Reputation: 53876
As part of Q learning an objective is to maximize the expected utility. I know
Reading wikipedia : https://en.wikipedia.org/wiki/Q-learning describes expected utility in following contexts :
It works by learning an action-value function that ultimately gives the expected utility of taking a given action in a given state and following the optimal policy thereafter.
One of the strengths of Q-learning is that it is able to compare the expected utility of the available actions without requiring a model of the environment.
But does not define what utility is, what is meant by utility ?
When maximizing utility
what exactly is being maximized ?
Upvotes: 1
Views: 3707
Reputation: 6689
In general terms, utility means profitable or beneficial (as @Rob posted in his response).

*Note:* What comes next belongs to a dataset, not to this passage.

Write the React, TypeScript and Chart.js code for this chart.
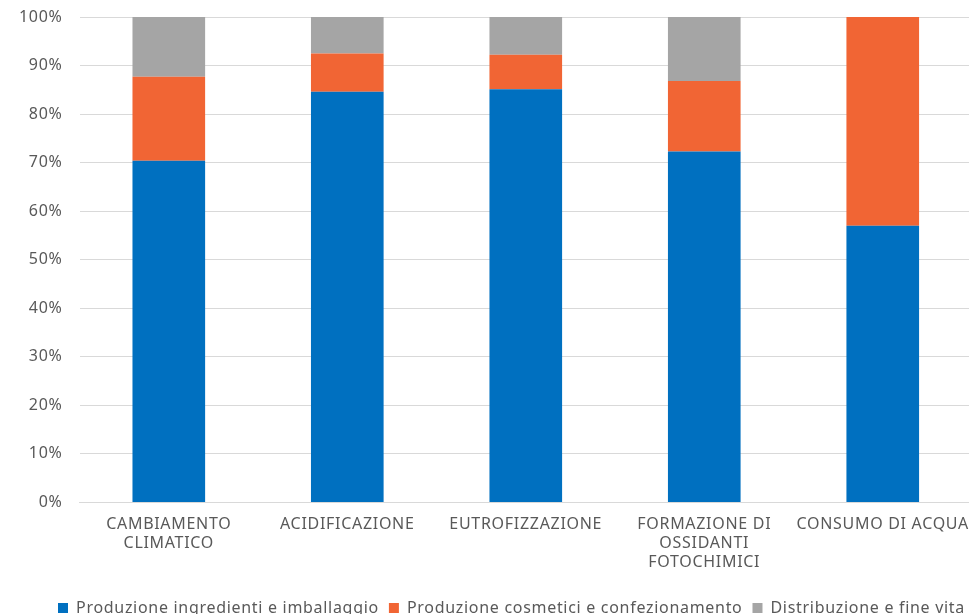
import React, { useEffect, useRef } from "react";
import { Chart, registerables } from "chart.js";

Chart.register(...registerables);

const categories: (string | string[])[] = [
  ["CAMBIAMENTO", "CLIMATICO"],
  "ACIDIFICAZIONE",
  "EUTROFIZZAZIONE",
  ["FORMAZIONE DI", "OSSIDANTI", "FOTOCHIMICI"],
  "CONSUMO DI ACQUA",
];

const seriesNames = [
  "Produzione ingredienti e imballaggio",
  "Produzione cosmetici e confezionamento",
  "Distribuzione e fine vita",
];

const ingredienti = [70.4, 84.6, 85.1, 72.3, 57.0];
const cosmetici = [17.3, 7.9, 7.1, 14.5, 43.0];
const distribuzione = [12.3, 7.5, 7.8, 13.2, 0];

const colors = ["#0070C0", "#F16534", "#A5A5A5"];

const SPACING = "0.7px";

const textSpacing = {
  id: "textSpacing",
  beforeLayout(chart: any) {
    chart.ctx.letterSpacing = SPACING;
  },
  beforeDraw(chart: any) {
    chart.ctx.letterSpacing = SPACING;
  },
};

const legendShift = {
  id: "legendShift",
  afterLayout(chart: any) {
    if (chart.legend) {
      chart.legend.left += 17;
      chart.legend.right += 17;
    }
  },
};

export default function App() {
  const ref = useRef<HTMLCanvasElement>(null);

  useEffect(() => {
    document.body.style.margin = "0";
    const canvas = ref.current!;
    const font = "Noto Sans";
    const chart = new Chart(canvas, {
      type: "bar",
      data: {
        labels: categories,
        datasets: [ingredienti, cosmetici, distribuzione].map((d, i) => ({
          label: seriesNames[i],
          data: d,
          backgroundColor: colors[i],
          borderWidth: 0,
          barPercentage: 0.407,
          categoryPercentage: 1,
        })),
      },
      plugins: [textSpacing, legendShift],
      options: {
        animation: false,
        responsive: false,
        maintainAspectRatio: false,
        layout: { padding: { left: 17, top: 17, right: 0, bottom: 0 } },
        plugins: {
          tooltip: { enabled: false },
          legend: {
            position: "bottom",
            labels: {
              boxWidth: 10,
              boxHeight: 10,
              padding: 10,
              color: "#595959",
              font: { family: font, size: 16 },
            },
          },
        },
        scales: {
          x: {
            stacked: true,
            grid: { display: false, drawTicks: false },
            border: { display: true, color: "#D9D9D9", width: 1 },
            ticks: {
              color: "#595959",
              font: { family: font, size: 16 },
              padding: 12,
              maxRotation: 0,
              autoSkip: false,
            },
            afterFit: (scale: any) => {
              scale.height += 6;
              scale.paddingLeft = 0;
              scale.paddingRight = 0;
            },
          },
          y: {
            stacked: true,
            min: 0,
            max: 100,
            grid: {
              color: "#D9D9D9",
              lineWidth: 1,
              drawTicks: true,
              tickLength: 15,
              tickColor: "rgba(0,0,0,0)",
            },
            border: { display: false },
            ticks: {
              stepSize: 10,
              color: "#595959",
              font: { family: font, size: 16 },
              padding: 2,
              callback: (v: any) => v + "%",
            },
          },
        },
      },
    });
    return () => chart.destroy();
  }, []);

  return (
    <div style={{ width: 969, height: 614, overflow: "hidden", position: "relative" }}>
      <canvas ref={ref} width={972} height={626} style={{ display: "block" }} />
    </div>
  );
}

In Q-learning context, utility is closed related (they can be viewed as synonyms) with action-value function, as you read in Wikipedia explanation. Here, the action-value function of policy π
is an estimation of the return (long term reward) that the agent is going to obtain if it performs the action a
in a given state s
and follows the policy π
. So, when you maximizes the utility, actually you are maximizing the rewards your agent will obtain. As rewards are defined to achieve a goal, you are maximizing the "quantity" of goal achieved.
Upvotes: 2
Reputation: 15168
In this case, "utility" means functionality or usefulness. So "maximum functionality" or "maximum usefulness".
Plugging the word into Google gives you:
the state of being useful, profitable, or beneficial.
Upvotes: 2